Why are Nigerian leaders so dictatorial? by Dr. Remi Adekoya






Our family is the first government we experience. A government whose system is shaped by the inclinations of its rulers, our parents. Our parents are our first contact with power. It is from the way they govern our household that we pick up our first lessons on how leadership is practised. It is from them we learn our first lessons on how power should reward compliance and punish deviance. Our family’s governance dynamic is our introduction to political culture.

We learn whether those not in power – children – have a right to participate in decision-making or not. To question the decisions of power-holders or not. To call out power if it is being hypocritical or not. We learn whether those in power – our parents – are subject to constraints by a higher power such as the law or not.


While there are obviously exceptions to the rule, I think most would agree the Nigerian norm is that parents inflict physical violence on their children if they defy their wishes, cannot imagine them questioning their decisions much less calling them out on hypocrisy and are unrestrained by any higher power from inflicting whatever punishment they wish on their kids, short of killing them. They are also completely free to abuse them verbally and emotionally without consequence. So, the first lesson we learn about power is that might is right. And that power is entitled to physically punish those not in power if they disobey its wishes.

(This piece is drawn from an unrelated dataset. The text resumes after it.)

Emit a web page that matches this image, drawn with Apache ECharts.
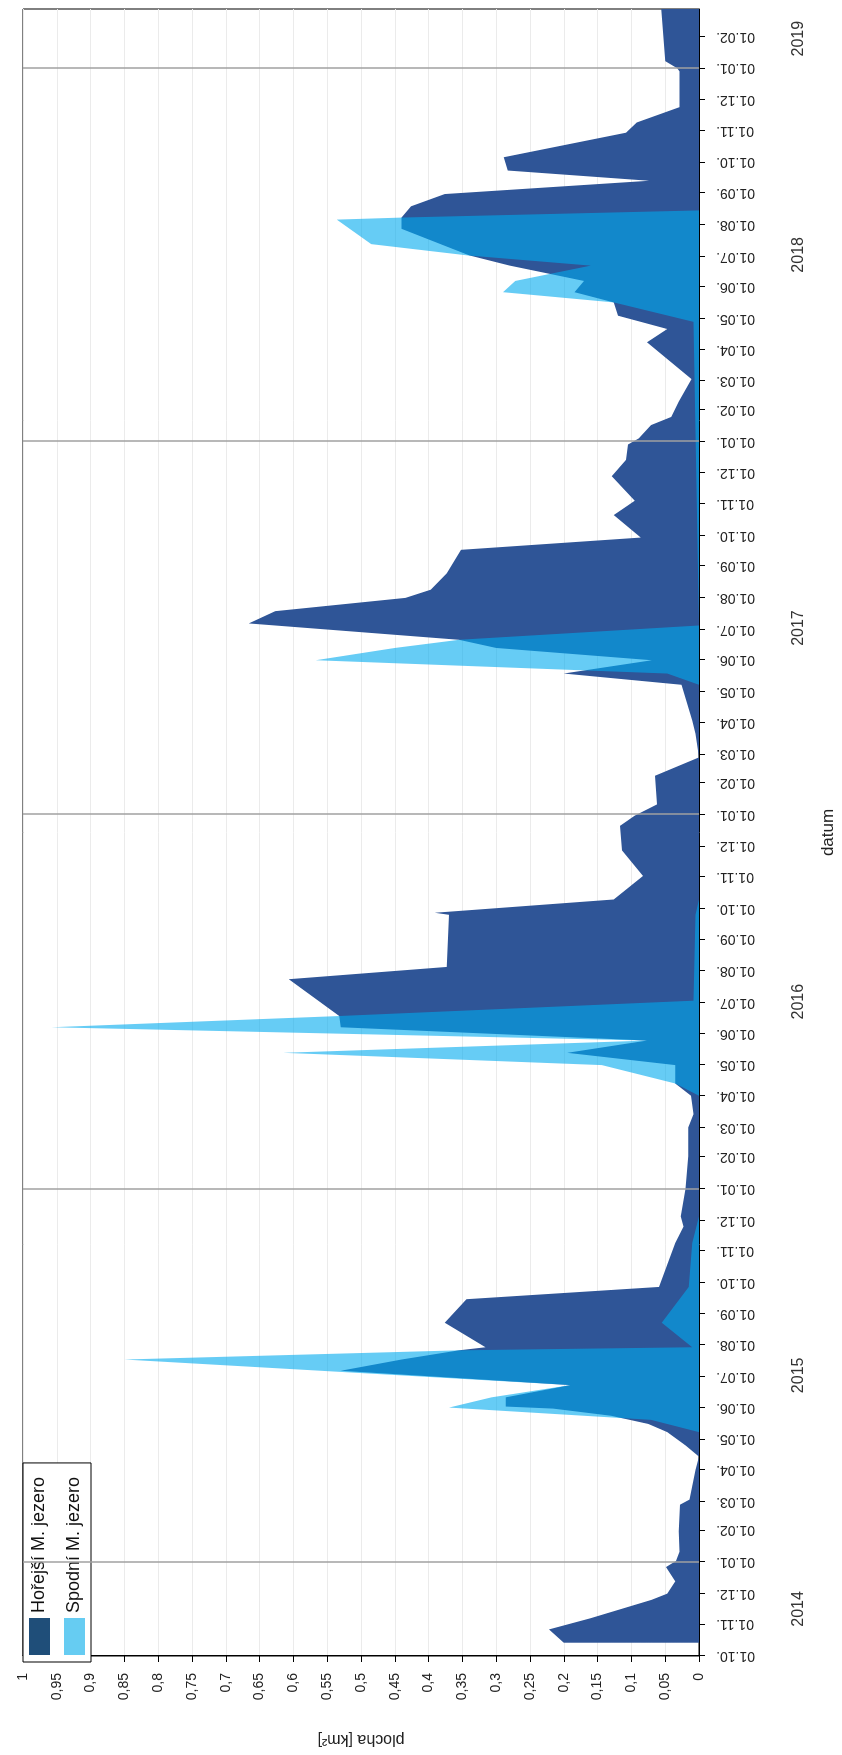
<!DOCTYPE html>
<html>
<head>
<meta charset="utf-8">
<script src="https://cdn.jsdelivr.net/npm/echarts@6.0.0/dist/echarts.min.js"></script>
<style>
html, body { margin: 0; padding: 0; background: #fff; overflow: hidden; }
#wrap { position: absolute; left: 0; top: 0; width: 842px; height: 1755px; overflow: hidden; }
/* chart is drawn landscape, then turned a quarter counter-clockwise */
#chart { position: absolute; left: 0; top: 0; width: 1755px; height: 842px;
         transform-origin: 0 0; transform: translate(0, 1755px) rotate(-90deg); }
</style>
</head>
<body>
<div id="wrap"><div id="chart"></div></div>
<script>
var seriesNames = ['Hořejší M. jezero', 'Spodní M. jezero'];
var yearLabels = ['2014', '2015', '2016', '2017', '2018', '2019'];
var yearLines = ['2015-01-01', '2016-01-01', '2017-01-01', '2018-01-01', '2019-01-01'];
var axisMin = '2014-10-01';
var axisMax = '2019-02-28';

// Hořejší M. jezero
var hDates = [
  '2014-10-14', '2014-10-27', '2014-11-07', '2014-11-25', '2014-12-01', '2014-12-13', '2014-12-27',
  '2015-01-02', '2015-01-11', '2015-01-31', '2015-02-26', '2015-03-03', '2015-04-01', '2015-04-14',
  '2015-04-25', '2015-05-08', '2015-05-16', '2015-05-24', '2015-05-31', '2015-06-02', '2015-06-11',
  '2015-06-23', '2015-07-07', '2015-07-18', '2015-07-27', '2015-07-30', '2015-08-23', '2015-09-15',
  '2015-09-27', '2015-11-09', '2015-11-25', '2015-12-05',
  '2016-01-01', '2016-02-02', '2016-03-01', '2016-03-14', '2016-04-01', '2016-04-13', '2016-05-01',
  '2016-05-13', '2016-05-25', '2016-06-07', '2016-06-18', '2016-07-24', '2016-08-05', '2016-09-25',
  '2016-09-27', '2016-10-10', '2016-11-02', '2016-11-27', '2016-12-21', '2016-12-31',
  '2017-01-11', '2017-02-08', '2017-02-26', '2017-03-21', '2017-04-03', '2017-05-08', '2017-05-19',
  '2017-06-01', '2017-06-13', '2017-06-21', '2017-07-07', '2017-07-19', '2017-08-01', '2017-08-09',
  '2017-08-25', '2017-09-17', '2017-09-29', '2017-10-21', '2017-11-04', '2017-11-28', '2017-12-14',
  '2017-12-29',
  '2018-01-04', '2018-01-17', '2018-01-25', '2018-02-09', '2018-03-03', '2018-04-08', '2018-04-21',
  '2018-05-04', '2018-05-17', '2018-05-27', '2018-06-07', '2018-06-22', '2018-07-02', '2018-07-28',
  '2018-08-08', '2018-08-19', '2018-08-31', '2018-09-13', '2018-09-23', '2018-10-06', '2018-10-30',
  '2018-11-09', '2018-11-24', '2018-12-29',
  '2019-01-01', '2019-01-08', '2019-02-28'
];
var hValues = [
  0.20, 0.222, 0.16, 0.07, 0.047, 0.035, 0.049,
  0.034, 0.029, 0.03, 0.028, 0.014, 0.005, 0.0,
  0.02, 0.047, 0.075, 0.13, 0.216, 0.286, 0.286,
  0.19, 0.53, 0.44, 0.355, 0.316, 0.376, 0.344,
  0.059, 0.035, 0.023, 0.027,
  0.02, 0.016, 0.016, 0.008, 0.012, 0.035, 0.035,
  0.195, 0.077, 0.53, 0.532, 0.607, 0.373, 0.37,
  0.391, 0.126, 0.083, 0.114, 0.117, 0.095,
  0.062, 0.065, 0.0, 0.005, 0.01, 0.026, 0.2,
  0.07, 0.30, 0.355, 0.666, 0.627, 0.434, 0.397,
  0.373, 0.352, 0.086, 0.126, 0.095, 0.129, 0.108,
  0.105,
  0.089, 0.071, 0.041, 0.03, 0.011, 0.077, 0.047,
  0.12, 0.126, 0.184, 0.17, 0.28, 0.34, 0.44,
  0.44, 0.426, 0.376, 0.074, 0.283, 0.289, 0.108,
  0.092, 0.029, 0.029,
  0.032, 0.05, 0.056
];

// Spodní M. jezero
var sDates = [
  '2014-10-14', '2015-05-08', '2015-05-20', '2015-06-01', '2015-06-11', '2015-06-23', '2015-07-18',
  '2015-07-27', '2015-07-30', '2015-08-23', '2015-09-27', '2015-11-09', '2015-12-05',
  '2016-04-01', '2016-04-13', '2016-05-01', '2016-05-13', '2016-05-25', '2016-06-07', '2016-06-18',
  '2016-07-03', '2016-09-25', '2016-10-10',
  '2017-05-08', '2017-05-19', '2017-06-01', '2017-06-13', '2017-06-21', '2017-07-05',
  '2018-04-28', '2018-05-17', '2018-05-27', '2018-06-07', '2018-06-22', '2018-07-02', '2018-07-13',
  '2018-08-06', '2018-08-08', '2018-08-15', '2019-02-28'
];
var sValues = [
  0, 0, 0.071, 0.37, 0.307, 0.19, 0.85,
  0.355, 0.01, 0.055, 0.015, 0.01, 0,
  0, 0.035, 0.144, 0.615, 0.077, 0.958, 0.532,
  0.008, 0.005, 0,
  0, 0.047, 0.567, 0.45, 0.355, 0,
  0.008, 0.126, 0.29, 0.272, 0.16, 0.343, 0.485,
  0.536, 0.44, 0, 0
];

function pairs(dates, values) {
  return dates.map(function (d, i) { return [d, values[i]]; });
}
function pad(n) { return n < 10 ? '0' + n : '' + n; }
function localTime(s) { return new Date(s.replace(/-/g, '/')).getTime(); }

var chart = echarts.init(document.getElementById('chart'));

var option = {
  animation: false,
  backgroundColor: '#fff',
  textStyle: { fontFamily: 'Liberation Sans, Arial, sans-serif' },
  grid: { left: 93, right: 9, top: 23, bottom: 133, show: true, borderColor: '#000', borderWidth: 1 },
  legend: {
    data: [
      { name: seriesNames[0], itemStyle: { color: '#1F4E79' } },
      { name: seriesNames[1], itemStyle: { color: '#66CCF2' } }
    ],
    orient: 'vertical',
    left: 93,
    top: 23,
    icon: 'rect',
    itemWidth: 37,
    itemHeight: 21,
    itemGap: 14,
    padding: [6, 14, 6, 7],
    backgroundColor: '#fff',
    borderColor: '#000',
    borderWidth: 1,
    borderRadius: 0,
    textStyle: { fontSize: 18, color: '#111' }
  },
  xAxis: {
    type: 'time',
    min: axisMin,
    max: axisMax,
    splitNumber: 52,
    minInterval: 28 * 86400000,
    maxInterval: 31 * 86400000,
    name: 'datum',
    nameLocation: 'middle',
    nameGap: 121,
    nameTextStyle: { fontSize: 17, color: '#222' },
    axisLine: { show: true, onZero: false, lineStyle: { color: '#000', width: 1 } },
    axisTick: { show: true, length: 6, lineStyle: { color: '#000' } },
    axisLabel: {
      rotate: 90,
      fontSize: 14,
      color: '#222',
      margin: 17,
      showMinLabel: true,
      hideOverlap: false,
      formatter: function (val) {
        var d = new Date(val);
        return '01.' + pad(d.getMonth() + 1) + '.';
      }
    },
    splitLine: { show: false }
  },
  yAxis: {
    type: 'value',
    min: 0,
    max: 1,
    interval: 0.05,
    name: 'plocha [km²]',
    nameLocation: 'middle',
    nameGap: 75,
    nameRotate: 90,
    nameTextStyle: { fontSize: 16, color: '#222' },
    axisLine: { show: true, lineStyle: { color: '#000' } },
    axisTick: { show: true, length: 6, lineStyle: { color: '#000' } },
    axisLabel: {
      fontSize: 14,
      color: '#222',
      margin: 17,
      formatter: function (v) { return String(+v.toFixed(2)).replace('.', ','); }
    },
    splitLine: { show: true, lineStyle: { color: '#ebebeb', width: 1 } }
  },
  series: [
    {
      name: 'years',
      type: 'line',
      data: [],
      z: 1,
      markLine: {
        silent: true,
        symbol: 'none',
        label: { show: false },
        lineStyle: { color: '#a0a0a0', width: 1.5, type: 'solid' },
        data: yearLines.map(function (d) { return { xAxis: d }; })
      }
    },
    {
      name: seriesNames[0],
      type: 'line',
      data: pairs(hDates, hValues),
      symbol: 'none',
      lineStyle: { width: 0 },
      itemStyle: { color: '#2F5597' },
      areaStyle: { color: '#2F5597', opacity: 1 },
      z: 2
    },
    {
      name: seriesNames[1],
      type: 'line',
      data: pairs(sDates, sValues),
      symbol: 'none',
      lineStyle: { width: 0 },
      itemStyle: { color: '#00AAEE' },
      areaStyle: { color: '#00AAEE', opacity: 0.6 },
      z: 3
    }
  ]
};
chart.setOption(option);

// year captions centred under each year's part of the axis
var minT = localTime(axisMin), maxT = localTime(axisMax);
var yearText = yearLabels.map(function (y) {
  var a = Math.max(minT, new Date(+y, 0, 1).getTime());
  var b = Math.min(maxT, new Date(+y + 1, 0, 1).getTime());
  var px = chart.convertToPixel({ xAxisIndex: 0 }, (a + b) / 2);
  return {
    type: 'text',
    x: px,
    y: 799,
    style: { text: y, fontSize: 16, fill: '#333', align: 'center', verticalAlign: 'middle',
             fontFamily: 'Liberation Sans, Arial, sans-serif' }
  };
});
chart.setOption({ graphic: yearText });
</script>
</body>
</html>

Our next major contact with power is in school where teachers are in authority. Again, apart from a few posh private schools where teachers might be afraid to cane children because their rich and important parents would consider that a personal affront (only we are allowed to hit our kids), the general norm is that teachers can flog students to instil “discipline.” You are also not expected to question what you are taught in school, but to accept it on the authority of the power-holding teachers. Questioning them is disrespect. And one thing power cannot afford to do in Nigeria is lose face.


By the time you are a teenager, you have started becoming more aware of other power-holders around, outside your family and school. You now know there are ministers, governors, senators and of course, The President. The stories you hear about how they exercise their power don’t surprise you at all. They generally align with your experience of it. Obedience and deference are what power expects.

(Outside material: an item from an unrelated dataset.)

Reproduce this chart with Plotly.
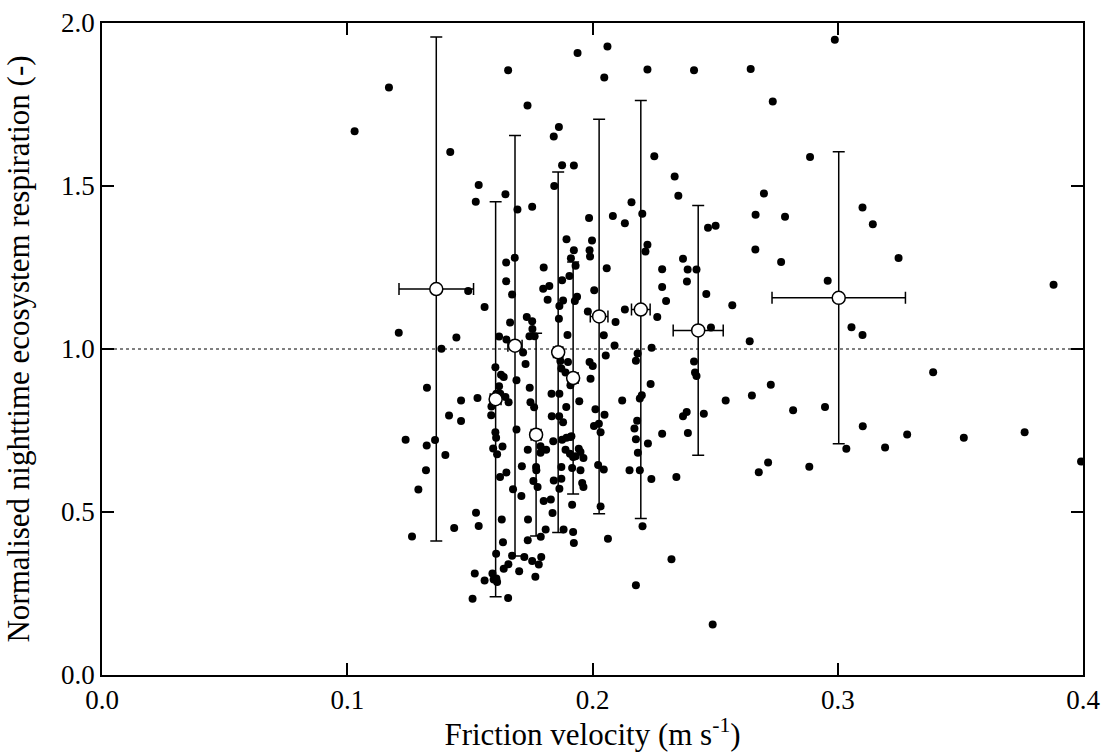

Of course, there are some people in positions of authority who seem to take a different approach. These ones make you pause. You start to wonder if maybe there are different ways after all. But the people around you usually set your mind straight fast enough. “That man is too weak to rule Nigerians.  You have to rule Nigerians with an iron fist, or they won’t respect you. That one is busy blowing grammar there,” they’ll scoff.


You sense clearly, they would not respect a leader who isn’t “strong”, meaning ruthless and unshy of lording their power over others. But aren’t there people elsewhere ruling others without doing that, you still wonder. What about that kind of Obama style? Gentlemanly. Everybody seemed to admire him after all, including Nigerians. But when you suggest his ways, folk burst out laughing: “Dude, where you think say you dey? This na Naija. Obama no fit rule Nigerians.” They look at you with a mixture of irritation and amazement, like, is this guy for real? By the time you’re all grown up and ready to go into politics, you know one thing. If you ever get into power, you are going to do it “Naija style.” Because if not, people won’t respect you. They’ll say you’re not strong enough to rule Nigerians. Who needs that?

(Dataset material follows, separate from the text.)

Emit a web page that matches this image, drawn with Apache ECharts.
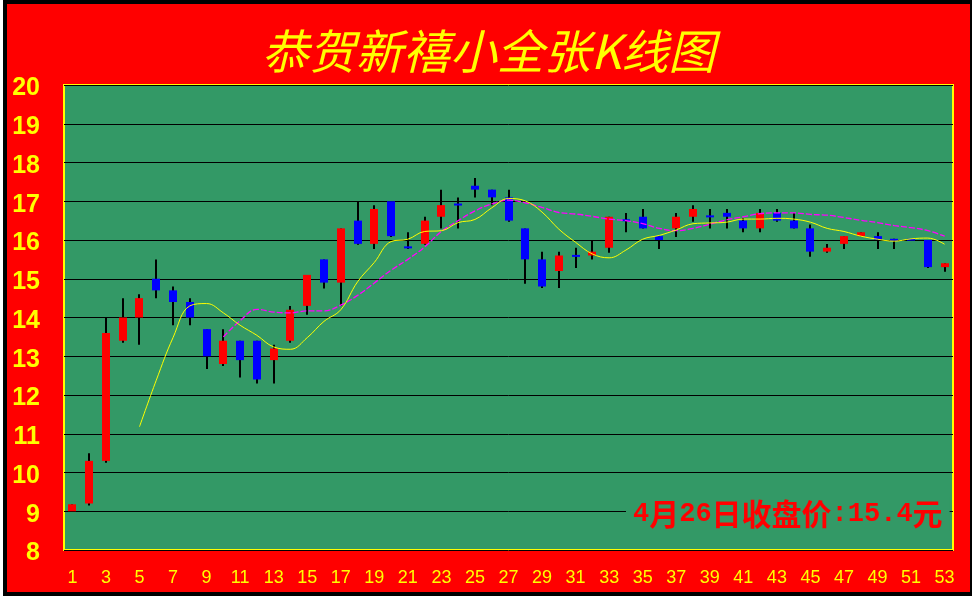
<!DOCTYPE html>
<html>
<head>
<meta charset="utf-8">
<script src="https://cdn.jsdelivr.net/npm/echarts@6/dist/echarts.min.js"></script>
<style>
html,body{margin:0;padding:0;background:#fff;width:977px;height:600px;overflow:hidden;}
#frame{position:absolute;left:3px;top:0;width:969px;height:596px;background:#000;}
#red{position:absolute;left:7px;top:4px;width:963px;height:588px;background:#ff0000;}
#chart{position:absolute;left:0;top:0;width:977px;height:600px;}
</style>
</head>
<body>
<div id="frame"></div>
<div id="red"></div>
<div id="chart"></div>
<script>
// ---- data ----
const categories = ['1','2','3','4','5','6','7','8','9','10','11','12','13','14','15','16','17','18','19','20',
  '21','22','23','24','25','26','27','28','29','30','31','32','33','34','35','36','37','38','39','40',
  '41','42','43','44','45','46','47','48','49','50','51','52','53'];
const opens  = [9.0,9.2,10.3,13.4,14.0,15.0,14.7,14.4,13.7,12.8,13.4,13.4,12.9,13.4,14.3,15.5,14.9,16.5,15.9,17.0,
  15.82,15.9,16.6,16.93,17.4,17.3,17.1,16.3,15.5,15.2,15.6,15.6,15.8,16.52,16.6,16.1,16.3,16.6,16.62,16.7,
  16.5,16.3,16.7,16.5,16.3,15.7,15.9,16.1,16.1,16.03,16.02,16.0,15.3];
const closes = [9.18,10.3,13.6,14.0,14.5,14.7,14.4,14.0,13.0,13.4,12.9,12.4,13.2,14.2,15.1,14.9,16.3,15.9,16.8,16.1,
  15.8,16.5,16.9,16.9,17.3,17.1,16.5,15.5,14.8,15.6,15.58,15.7,16.6,16.5,16.3,16.0,16.6,16.8,16.6,16.6,
  16.3,16.7,16.5,16.3,15.7,15.8,16.1,16.2,16.0,15.98,16.0,15.3,15.4];
const lows   = [9.0,9.15,10.25,13.35,13.3,14.5,13.8,13.8,12.67,12.75,12.45,12.3,12.3,13.35,14.07,14.75,14.3,15.88,15.77,16.08,
  15.77,15.88,16.3,16.3,17.1,16.9,16.47,14.87,14.76,14.76,15.28,15.5,15.67,16.2,16.3,15.77,16.08,16.47,16.3,16.3,
  16.2,16.2,16.47,16.3,15.57,15.67,15.77,16.1,15.77,15.77,16.0,15.28,15.18];
const highs  = [9.18,10.5,14.0,14.5,14.6,15.5,14.8,14.5,13.7,13.7,13.4,13.4,13.3,14.3,15.1,15.5,16.3,17.0,16.9,17.0,
  16.2,16.6,17.3,17.1,17.6,17.3,17.3,16.3,15.7,15.7,15.8,16.0,16.6,16.7,16.8,16.1,16.7,16.9,16.8,16.8,
  16.57,16.8,16.8,16.7,16.4,15.9,16.1,16.2,16.2,16.03,16.02,16.0,15.4];
const maYellow = [null,null,null,null,11.18,12.38,13.48,14.30,14.36,14.12,13.80,13.54,13.24,13.18,13.48,13.90,14.20,14.92,15.42,15.96,
  16.02,16.22,16.24,16.45,16.53,16.83,17.07,17.01,16.72,16.28,15.94,15.64,15.54,15.74,16.02,16.12,16.26,16.42,16.44,16.46,
  16.54,16.54,16.56,16.54,16.46,16.30,16.22,16.10,16.02,15.97,16.03,16.05,15.89];
const maMagenta = [null,null,null,null,null,null,null,null,null,13.50,13.92,14.21,14.14,14.12,14.17,14.17,14.32,14.57,14.89,15.22,
  15.50,15.82,16.22,16.50,16.75,16.93,17.03,16.96,16.84,16.71,16.67,16.61,16.54,16.50,16.42,16.30,16.24,16.30,16.41,16.52,
  16.60,16.68,16.70,16.70,16.66,16.64,16.58,16.51,16.45,16.37,16.32,16.24,16.10];
const yTicks = {min: 8, max: 20, step: 1};
const titleText = '恭贺新禧小全张K线图';
const noteParts = ['4','月','26','日收盘价',':15.4','元'];

// ---- chart ----
const candleData = categories.map((c, i) => [i, opens[i], closes[i], lows[i], highs[i]]);

function renderCandle(params, api) {
  const x = api.value(0);
  const o = api.value(1), c = api.value(2), l = api.value(3), h = api.value(4);
  const pO = api.coord([x, o]), pC = api.coord([x, c]);
  const pL = api.coord([x, l]), pH = api.coord([x, h]);
  const bw = 8;
  let top = Math.min(pO[1], pC[1]), bot = Math.max(pO[1], pC[1]);
  if (bot - top < 2) { const m = (top + bot) / 2; top = m - 1; bot = m + 1; }
  const cx = Math.round(pO[0]);
  return {
    type: 'group',
    children: [
      {type: 'rect', shape: {x: cx - 1, y: pH[1], width: 2, height: Math.max(0, pL[1] - pH[1])}, style: {fill: '#000'}},
      {type: 'rect', shape: {x: cx - bw / 2, y: top, width: bw, height: bot - top}, style: {fill: c >= o ? '#ff0000' : '#0000ff'}}
    ]
  };
}

const chart = echarts.init(document.getElementById('chart'), null, {renderer: 'canvas'});
chart.setOption({
  backgroundColor: 'transparent',
  animation: false,
  title: [{
    text: titleText,
    left: 'center',
    top: 23,
    textStyle: {color: '#ffff00', fontSize: 47, fontStyle: 'italic', fontWeight: 'normal',
      fontFamily: '"Noto Sans CJK SC", sans-serif'}
  }, {
    text: '{a|' + noteParts[0] + '}{c|' + noteParts[1] + '}{a|' + noteParts[2] + '}{c|' + noteParts[3] + '}{a|' + noteParts[4] + '}{c|' + noteParts[5] + '}',
    left: 626,
    top: 497,
    backgroundColor: '#339966',
    padding: [2, 7, 2, 7],
    textStyle: {
      rich: {
        a: {color: '#ff0000', fontSize: 27, fontWeight: 'bold', fontFamily: '"Liberation Mono", "DejaVu Sans Mono", monospace'},
        c: {color: '#ff0000', fontSize: 30, fontWeight: 'bold', fontFamily: '"Noto Sans CJK SC", sans-serif'}
      }
    }
  }],
  grid: {
    left: 64, right: 24, top: 85, bottom: 50,
    show: true, backgroundColor: '#339966', borderColor: '#ffff00', borderWidth: 2,
    containLabel: false
  },
  xAxis: {
    type: 'category',
    data: categories,
    boundaryGap: true,
    axisLine: {show: false},
    axisTick: {show: false},
    splitLine: {show: false},
    axisLabel: {interval: 1, color: '#ffff00', fontSize: 18, margin: 19,
      fontFamily: '"Liberation Sans", Arial, sans-serif'}
  },
  yAxis: {
    type: 'value',
    min: yTicks.min, max: yTicks.max, interval: yTicks.step,
    axisLine: {show: false},
    axisTick: {show: false},
    splitLine: {show: true, lineStyle: {color: '#000000', width: 1}},
    axisLabel: {
      margin: 24,
      formatter: v => '{v|' + v + '}',
      rich: {v: {color: '#ffff00', fontSize: 25, fontWeight: 'bold', lineHeight: 25, padding: [7, 0, 0, 0],
        fontFamily: '"Liberation Sans", Arial, sans-serif'}}
    }
  },
  series: [{
    type: 'custom',
    renderItem: renderCandle,
    data: candleData,
    encode: {x: 0, y: [1, 2, 3, 4]},
    z: 2
  }, {
    type: 'line',
    data: maMagenta,
    smooth: 0.4,
    symbol: 'none',
    lineStyle: {color: '#ff00ff', width: 1.3, type: [6, 2]},
    z: 3
  }, {
    type: 'line',
    data: maYellow,
    smooth: 0.4,
    symbol: 'none',
    lineStyle: {color: '#ffff00', width: 1},
    z: 4
  }]
});
</script>
</body>
</html>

The idea a society where children are brought up learning might is right will somehow magically produce leaders who are empathetic democrats is asking a bit much. Nigerian leaders do not suddenly become dictators when they get into power. They have been dictators in the waiting since childhood. Hungry to experience compensation for all the moments they were made to feel powerless. Now, finally, they get the chance.


Thing is, democracy is not just a system of government, it is a system of values. Values which, at their core, are actually behavioural instincts. The instinct to listen to those you have power over and take their opinions seriously. The instinct to tolerate critical views told to your face without lashing out. The instinct to restrain yourself when you have the power to dominate, to crush even. Everybody knows the lingo of democracy these days, but it is quite another thing to actually practise it.


I am not suggesting Nigerians start raising their children full Western-style. An environment where it is not that unusual to hear a 10-year-old swear at their parent is the other extreme. The good news is that there is a lot of space in between these two extremes. Democracy begins at home. Literally. Most Nigerian leaders are not democrats because they were never taught to be. I too still sometimes contend with authoritarian impulses picked up in childhood. Those raising the next generation of Nigerians must know they are also raising the next generation of Nigerian leaders. The way you exercise your power over your children will be their first lesson in government. So, take care not to be the one raising the next dictator.